Disaster catapults three children into the care of their Caribbean grandparents,
before another relative, elusive and perhaps unstable, makes a conflicting claim
to guardianship. Balancing domestic calamity against her own compulsive
writing, Aria faces physical and psychological threats as a pandemic creeps up
on the world and the country moves into lockdown. By Such a Parting Light
offers a humorous and poignant tale of aging and of coming of age, and it takes
a mischievous approach to the multiple meanings of retirement.

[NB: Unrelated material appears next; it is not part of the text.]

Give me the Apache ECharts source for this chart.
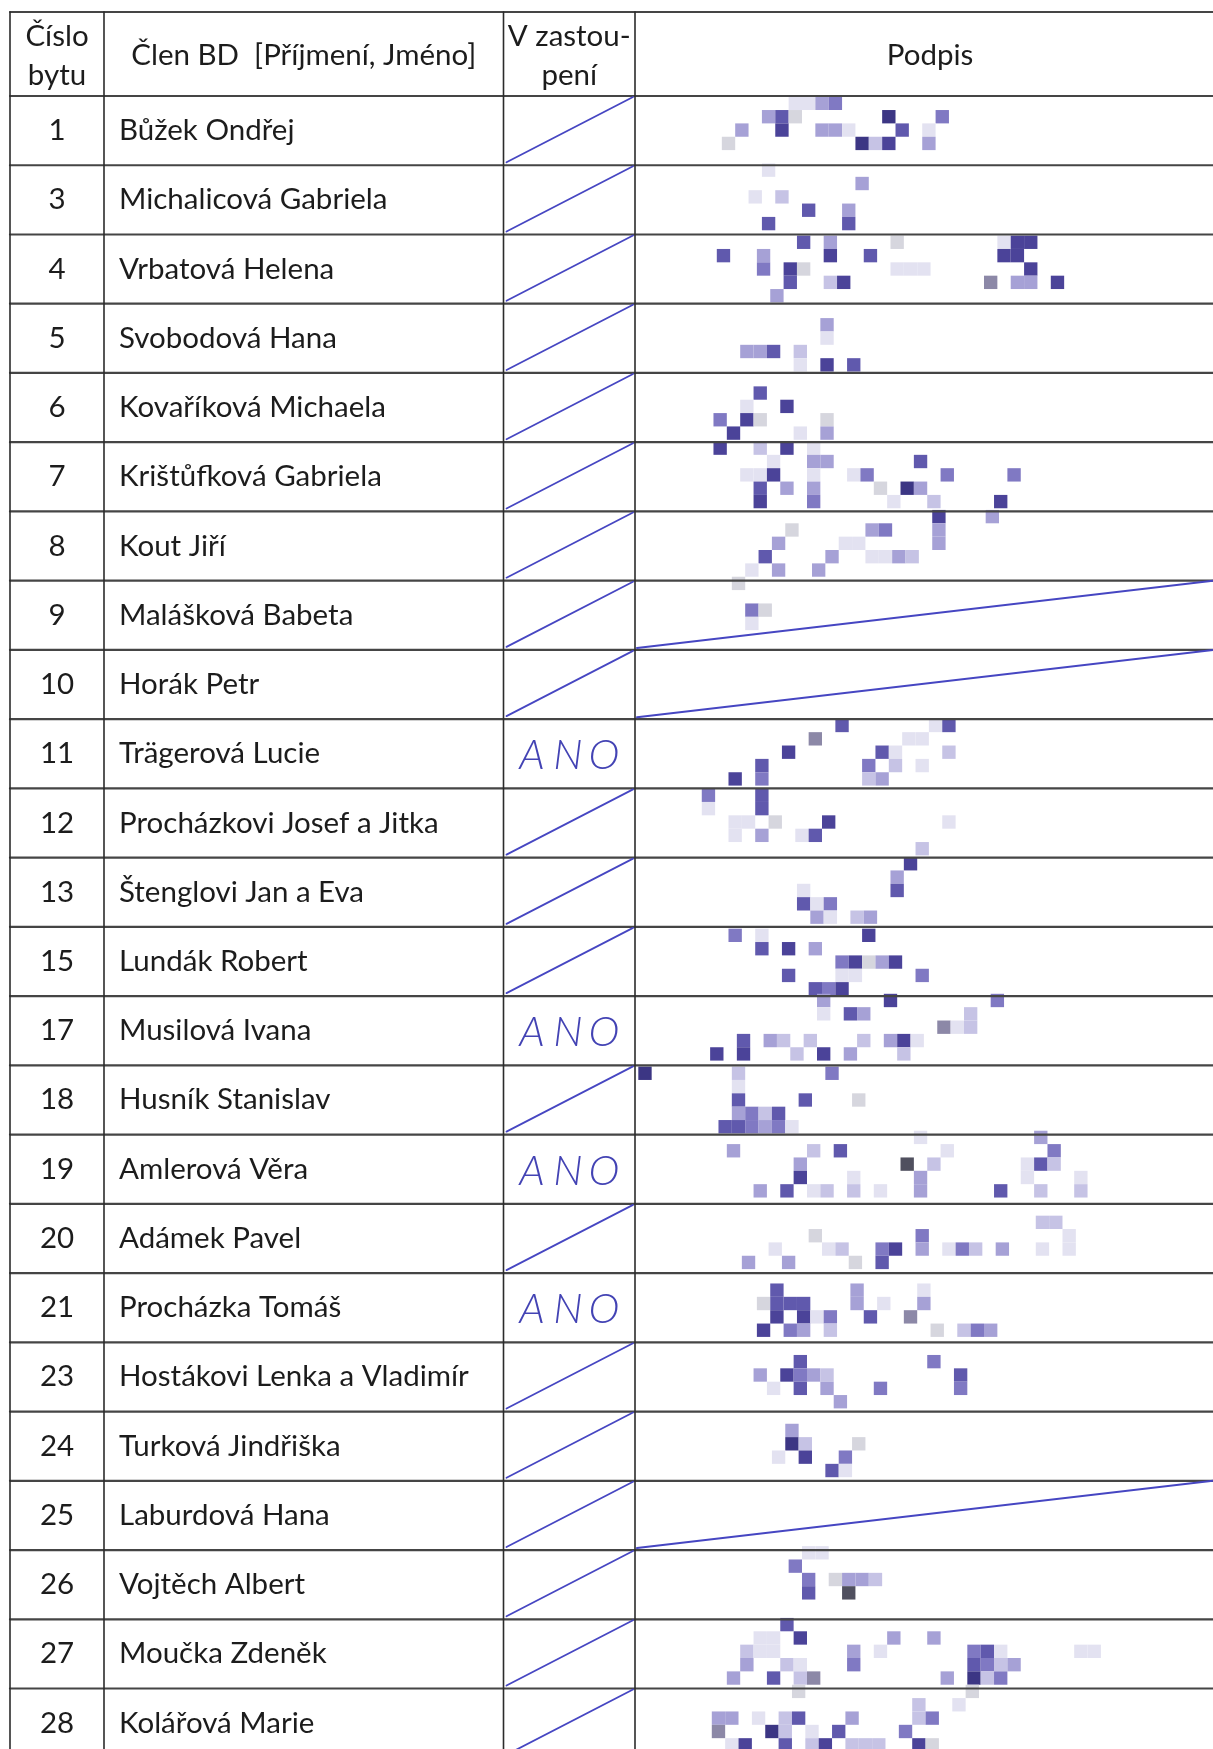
<!DOCTYPE html>
<html><head><meta charset="utf-8">
<script src="https://cdn.jsdelivr.net/npm/echarts@6/dist/echarts.min.js"></script>
<style>html,body{margin:0;padding:0;background:#fff}#c{width:1213px;height:1749px}</style>
</head><body><div id="c"></div>
<script>
// ---------------- DATA ----------------
const headerLabels = ['Číslo\nbytu', 'Člen BD  [Příjmení, Jméno]', 'V zastou-\npení', 'Podpis'];
const bytNumbers = [1, 3, 4, 5, 6, 7, 8, 9, 10, 11, 12, 13, 15, 17, 18, 19, 20, 21, 23, 24, 25, 26, 27, 28];
const memberNames = ['Bůžek Ondřej', 'Michalicová Gabriela', 'Vrbatová Helena', 'Svobodová Hana',
  'Kovaříková Michaela', 'Krištůfková Gabriela', 'Kout Jiří', 'Malášková Babeta', 'Horák Petr',
  'Trägerová Lucie', 'Procházkovi Josef a Jitka', 'Štenglovi Jan a Eva', 'Lundák Robert',
  'Musilová Ivana', 'Husník Stanislav', 'Amlerová Věra', 'Adámek Pavel', 'Procházka Tomáš',
  'Hostákovi Lenka a Vladimír', 'Turková Jindřiška', 'Laburdová Hana', 'Vojtěch Albert',
  'Moučka Zdeněk', 'Kolářová Marie'];
// '' = crossed out with a slash, 'ANO' = handwritten yes
const representation = ['', '', '', '', '', '', '', '', '', 'ANO', '', '', '', 'ANO', '', 'ANO', '', 'ANO', '', '', '', '', '', ''];
// rows whose signature cell is struck through instead of signed
const struckSignatureRows = [7, 8, 20];
// pixelated signatures: cells [col, row, shade level]
const signatures = [
  {row: 0, cells: [[11,0,1],[12,0,1],[13,0,3],[14,0,4],[9,1,3],[10,1,5],[11,1,9],[18,1,7],[22,1,4],[7,2,3],[10,2,6],[13,2,3],[14,2,3],[15,2,1],[19,2,5],[21,2,1],[6,3,9],[16,3,7],[17,3,2],[18,3,6],[21,3,3]]},
  {row: 1, cells: [[9,5,1],[16,6,3],[8,7,1],[10,7,2],[12,8,5],[15,8,3],[9,9,5],[15,9,5]]},
  {row: 2, cells: [[11,10,5],[13,10,3],[18,10,9],[26,10,1],[27,10,6],[28,10,6],[5,11,5],[8,11,3],[13,11,6],[16,11,5],[26,11,6],[27,11,6],[8,12,4],[10,12,6],[11,12,9],[18,12,1],[19,12,1],[20,12,1],[28,12,6],[10,13,5],[13,13,2],[14,13,6],[25,13,10],[27,13,3],[28,13,3],[30,13,6],[9,14,3]]},
  {row: 3, cells: [[13,16,3],[13,17,1],[7,18,3],[8,18,3],[9,18,5],[11,18,2],[11,19,1],[13,19,6],[15,19,5]]},
  {row: 4, cells: [[8,1,5],[7,2,1],[10,2,6],[5,3,4],[7,3,6],[8,3,9],[13,3,9],[6,4,6],[11,4,1],[13,4,3]]},
  {row: 5, cells: [[5,5,6],[8,5,2],[10,5,6],[12,5,1],[9,6,1],[12,6,3],[13,6,3],[20,6,5],[7,7,1],[8,7,1],[9,7,6],[12,7,1],[15,7,1],[16,7,4],[22,7,4],[27,7,4],[8,8,5],[10,8,3],[12,8,3],[17,8,9],[19,8,7],[20,8,3],[8,9,6],[12,9,4],[18,9,1],[21,9,2],[26,9,6]]},
  {row: 6, cells: [[21,10,6],[25,10,3],[10,11,9],[16,11,3],[17,11,4],[21,11,3],[9,12,3],[14,12,1],[15,12,1],[21,12,3],[8,13,5],[13,13,3],[16,13,1],[17,13,1],[18,13,3],[19,13,2],[7,14,1],[9,14,3],[12,14,3],[6,15,9],[7,17,4],[8,17,9],[7,18,1]]},
  {row: 9, cells: [[14,5,5],[21,5,1],[22,5,5],[12,6,10],[19,6,1],[20,6,1],[10,7,6],[17,7,5],[18,7,1],[22,7,2],[8,8,5],[16,8,4],[18,8,2],[20,8,1],[6,9,6],[8,9,4],[16,9,2],[17,9,3]]},
  {row: 10, cells: [[4,10,4],[8,10,5],[4,11,1],[8,11,5],[6,12,1],[7,12,1],[9,12,9],[13,12,6],[22,12,1],[6,13,1],[8,13,3],[11,13,1],[12,13,5],[20,14,2]]},
  {row: 11, cells: [[19,15,6],[18,16,3],[11,17,1],[18,17,5],[11,18,5],[12,18,1],[13,18,4],[12,19,3],[13,19,1],[15,19,2],[16,19,3]]},
  {row: 12, cells: [[6,0,4],[8,0,1],[16,0,6],[8,1,5],[10,1,6],[12,1,3],[14,2,4],[15,2,6],[16,2,9],[17,2,3],[18,2,6],[10,3,5],[14,3,1],[15,3,1],[20,3,4],[12,4,5],[13,4,4],[14,4,6]]},
  {row: 13, cells: [[13,5,3],[18,5,6],[26,5,4],[13,6,1],[15,6,5],[16,6,3],[24,6,2],[22,7,10],[23,7,1],[24,7,2],[7,8,5],[9,8,3],[10,8,2],[12,8,2],[16,8,2],[18,8,3],[19,8,6],[20,8,1],[5,9,6],[7,9,6],[11,9,2],[13,9,6],[15,9,3],[19,9,2]]},
  {row: 14, cells: [[-1,10,7],[6,10,2],[13,10,4],[6,11,1],[6,12,5],[11,12,5],[15,12,9],[6,13,3],[7,13,4],[8,13,2],[9,13,5],[5,14,5],[6,14,5],[7,14,4],[8,14,3],[9,14,4],[10,14,1]]},
  {row: 15, cells: [[20,15,1],[29,15,3],[6,16,3],[12,16,2],[14,16,5],[22,16,1],[30,16,4],[11,17,3],[19,17,8],[21,17,2],[28,17,1],[29,17,5],[30,17,2],[11,18,6],[15,18,1],[20,18,3],[28,18,1],[32,18,1],[8,19,3],[10,19,5],[12,19,1],[13,19,2],[15,19,2],[17,19,1],[20,19,3],[26,19,5],[29,19,2],[32,19,2]]},
  {row: 16, cells: [[29,0,2],[30,0,2],[12,1,9],[20,1,4],[31,1,1],[9,2,1],[13,2,1],[14,2,2],[17,2,4],[18,2,6],[20,2,3],[22,2,1],[23,2,4],[24,2,2],[26,2,3],[29,2,1],[31,2,1],[7,3,3],[10,3,3],[15,3,9],[17,3,5]]},
  {row: 17, cells: [[9,5,5],[15,5,3],[20,5,1],[8,6,9],[9,6,5],[10,6,5],[11,6,5],[15,6,3],[17,6,1],[20,6,3],[9,7,6],[11,7,6],[12,7,1],[13,7,4],[16,7,5],[19,7,10],[8,8,6],[10,8,4],[11,8,3],[13,8,2],[21,8,9],[23,8,2],[24,8,4],[25,8,3]]},
  {row: 18, cells: [[11,11,5],[21,11,4],[8,12,3],[10,12,6],[11,12,4],[12,12,3],[13,12,2],[23,12,5],[9,13,1],[11,13,5],[13,13,3],[17,13,4],[23,13,4],[14,14,3]]},
  {row: 19, cells: [[10,16,3],[10,17,7],[11,17,2],[15,17,9],[9,18,1],[11,18,6],[14,18,4],[13,19,5],[14,19,1]]},
  {row: 21, cells: [[12,4,1],[13,4,1],[11,5,4],[12,6,4],[14,6,9],[15,6,3],[16,6,3],[17,6,2],[12,7,5],[15,7,8]]},
  {row: 22, cells: [[10,10,5],[8,11,1],[9,11,1],[11,11,6],[18,11,3],[21,11,3],[7,12,2],[8,12,1],[9,12,1],[15,12,3],[17,12,1],[24,12,4],[25,12,5],[26,12,1],[32,12,1],[33,12,1],[7,13,3],[10,13,2],[11,13,1],[15,13,4],[24,13,5],[25,13,4],[26,13,2],[27,13,3],[6,14,3],[9,14,5],[11,14,2],[12,14,10],[22,14,3],[24,14,7],[25,14,2],[26,14,4]]},
  {row: 23, cells: [[11,15,9],[24,15,9],[20,16,2],[23,16,1],[5,17,3],[6,17,3],[8,17,1],[10,17,2],[11,17,5],[15,17,3],[20,17,2],[21,17,4],[5,18,10],[9,18,7],[10,18,2],[12,18,1],[14,18,5],[19,18,4],[6,19,1],[7,19,6],[10,19,5],[12,19,2],[13,19,6],[15,19,2],[16,19,2],[17,19,2],[20,19,6],[21,19,9]]}
];

// ---------------- LAYOUT & STYLE ----------------
const L = {
  W: 1213, H: 1749,
  colX: [10, 104, 503.5, 635], right: 1213, podpisCenter: 930,
  top: 12, headBottom: 96, rowH: 69.24,
  numX: 57, nameX: 119,
  font: 'Lato', fontSize: 29.5, headFontSize: 29.5, headLineHeight: 39, headCenterY: 55.5,
  text: '#1c1c1c', hLine: '#454545', vLine: '#2b2b2b',
  ink: '#4646c2', anoInk: '#4343b4', anoCenterX: 568, anoStep: 36,
  cell: 13.36,
  // mosaic grid origin for each signature (same order as `signatures`)
  sigOrigins: [[641.67,96.67],[641.67,96.67],[650,102],[646.67,104.33],[646.67,373],[646.67,374.67],[651.67,376.33],[648.33,652],[648.33,655],[650,656.67],[648.33,928.67],[643.33,927],[651.67,933],[646.67,930.33],[648.33,1215.67],[650,1216.67],[646.67,1208],[651.67,1210],[641.67,1492.67],[646.67,1484.33],[645,1484.33]],
  shades: {1:'#e3e2f1', 2:'#c6c3e5', 3:'#a6a1d6', 4:'#8079c3', 5:'#6059ad', 6:'#4b4399', 7:'#3c3684', 8:'#50505f', 9:'#d6d6de', 10:'#8c88a7'}
};
const rowTop = i => L.headBottom + i * L.rowH;

// ---------------- CHART ----------------
const chart = echarts.init(document.getElementById('c'), null, {renderer: 'canvas'});

const mosaicData = [];
signatures.forEach((s, si) => s.cells.forEach(c => mosaicData.push([si, c[0], c[1], c[2]])));

function line(api, x1, y1, x2, y2, stroke, w) {
  const a = api.coord([x1, y1]), b = api.coord([x2, y2]);
  return {type: 'line', shape: {x1: a[0], y1: a[1], x2: b[0], y2: b[1]}, style: {stroke: stroke, lineWidth: w, lineCap: 'round'}};
}
function txt(api, x, y, text, opt) {
  const p = api.coord([x, y]);
  return {type: 'text', x: p[0], y: p[1], style: Object.assign({text: text, fill: L.text, fontFamily: L.font, fontSize: L.fontSize, align: 'left', verticalAlign: 'middle'}, opt || {})};
}

const option = {
  animation: false,
  backgroundColor: '#ffffff',
  grid: {left: 0, right: 0, top: 0, bottom: 0},
  xAxis: {type: 'value', min: 0, max: L.W, show: false},
  yAxis: {type: 'value', min: 0, max: L.H, inverse: true, show: false},
  series: [
    { // signature mosaics
      type: 'custom', coordinateSystem: 'cartesian2d', z: 1, silent: true,
      data: mosaicData,
      renderItem: function (params, api) {
        const si = api.value(0), k = api.value(1), m = api.value(2), lv = api.value(3);
        const o = L.sigOrigins[si];
        const x = o[0] + k * L.cell, y = o[1] + m * L.cell;
        const a = api.coord([x, y]), b = api.coord([x + L.cell, y + L.cell]);
        return {type: 'rect', shape: {x: a[0], y: a[1], width: b[0] - a[0], height: b[1] - a[1]}, style: {fill: L.shades[lv]}};
      }
    },
    { // table frame
      type: 'custom', coordinateSystem: 'cartesian2d', z: 2, silent: true,
      data: [[0, 0]],
      renderItem: function (params, api) {
        const ch = [];
        ch.push(line(api, L.colX[0], L.top, L.right, L.top, L.hLine, 2.2));
        ch.push(line(api, L.colX[0], L.headBottom, L.right, L.headBottom, L.hLine, 2.2));
        bytNumbers.forEach((n, i) => {
          const yb = rowTop(i + 1);
          ch.push(line(api, L.colX[0], yb, L.right, yb, L.hLine, 2.2));
        });
        L.colX.forEach(x => ch.push(line(api, x, L.top, x, L.H, L.vLine, 1.6)));
        return {type: 'group', children: ch};
      }
    },
    { // header
      type: 'custom', coordinateSystem: 'cartesian2d', z: 3, silent: true,
      data: headerLabels.map((t, i) => [i, 0]),
      renderItem: function (params, api) {
        const i = api.value(0);
        const cx = i < 3 ? (L.colX[i] + L.colX[i + 1]) / 2 : L.podpisCenter;
        return txt(api, cx, L.headCenterY, headerLabels[i], {align: 'center', fontSize: L.headFontSize, lineHeight: L.headLineHeight});
      }
    },
    { // rows: number, name, representation
      type: 'custom', coordinateSystem: 'cartesian2d', z: 3, silent: true,
      data: bytNumbers.map((n, i) => [i, n]),
      renderItem: function (params, api) {
        const i = api.value(0);
        const t = rowTop(i), b = rowTop(i + 1), cy = (t + b) / 2;
        const ch = [];
        ch.push(txt(api, L.numX, cy, String(bytNumbers[i]), {align: 'center'}));
        ch.push(txt(api, L.nameX, cy, memberNames[i]));
        if (representation[i] === 'ANO') {
          representation[i].split('').forEach((c, j) => {
            ch.push(txt(api, L.anoCenterX + (j - 1) * L.anoStep, cy + 2, c, {align: 'center', fill: L.anoInk, fontFamily: 'Lato', fontStyle: 'italic', fontWeight: 300, fontSize: 42}));
          });
        } else {
          ch.push(line(api, L.colX[2] + 3, b - 3, L.colX[3] - 2, t + 1, L.ink, 1.8));
        }
        if (struckSignatureRows.indexOf(i) >= 0) {
          ch.push(line(api, L.colX[3] + 2, b - 2, L.right, t, L.ink, 2));
        }
        return {type: 'group', children: ch};
      }
    }
  ]
};
chart.setOption(option);
</script>
</body></html>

A must for all readers of Caribbean and island literature - for readers with a
taste for realism that blends seamlessly into strains of the marvelous and gothic
- the novel's themes of loss and separation, love and resilience, are universally
appealing. The book personalizes local and international violence and terror by
bringing it all home to a small country in an international context of uncontained
infection and catastrophic politics. Turning an astonished eye on developed
nations from the frail shelter of a tiny island, the tale unveils alternative notions
of civilization and enlightenment.
BARBARA LALLA is Professor Emerita, Language and Literature, the University of the West Indies, St Augustine, Trinidad and Tobago. Her many publications include the novels One Thousand Eyes, Grounds for Tenure, Uncle Brother, Cascade, and Arch of Fire, and the scholarly works Postcolonialisms: Caribbean Rereading of Medieval English Discourse, Defining Jamaican Fiction: Marronage and the Discourse of Survival, the companion volumes Language in Exile: Three Hundred Years of Jamaican Creole and Voices in Exile: Jamaican Texts of the Eighteenth and Nineteenth Centuries (co-authored with Jean D'Costa), and Caribbean Literary Discourse (co-authored with Jean D'Costa and Velma Pollard).